Abstract Oxide-ion conductors play a significant role in various applications such as solid oxide fuel cells (SOFCs), oxygen separation membranes and sensors. Recently, high ionic conductivity (~ 1 × 10− 4 S cm− 1 at 600 °C) was found in sodium bismuth titanate (NBT), which originates from oxygen vacancies compensating the introduced Bi-deficiency. By providing pathways with low diffusion barriers, the highly polarizable Bi3 + ions with 6s2 lone pair electrons and weak Bi O bonds are also beneficial for the migration of oxygen ions.
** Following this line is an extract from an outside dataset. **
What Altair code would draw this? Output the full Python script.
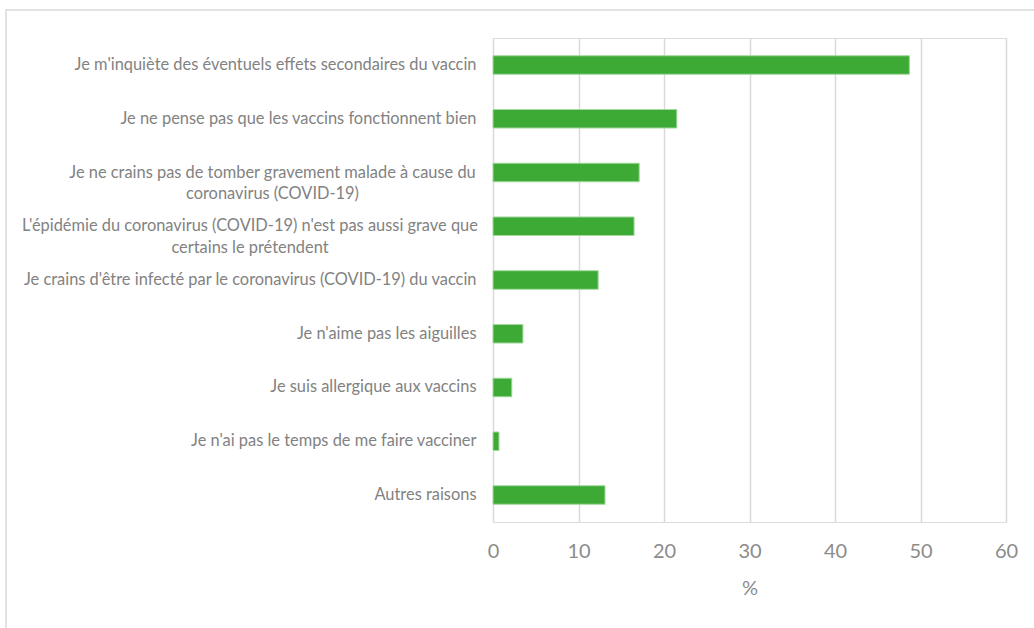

Here we report the influence of lithium doping on the electrical properties of NBT. The optimal doping level of 4 at% Li on the Bi-site improves the ionic conductivity by one order of magnitude to ~ 7 × 10− 3 S cm− 1 at 600 °C without changing the conduction mechanism, which could be attributed to an increase in the oxygen vacancy concentration based on an acceptor doping mechanism. A further increase in Li content does not improve the total conductivity. Oxygen diffusion data were acquired by the Isotope Exchange Depth Profile (IEDP) method in combination with Secondary Ion-Mass Spectrometry (SIMS). The oxygen self-diffusion coefficients (e.g. 7.04 × 10− 9 cm2 s− 1 at 600 °C) are in excellent agreement with the values derived from impedance spectroscopy data, suggesting that the oxygen ions are the main charge carriers in the system. Furthermore, a degradation test was performed for 100 h under a variety of atmospheres, showing only a slight decrease in conductivity in both air and oxygen atmospheres attributed to the loss of material from the A-site. Comparison with other oxide-ion conductors indicates that Li-doped NBT materials are promising candidates for intermediate temperature SOFC applications.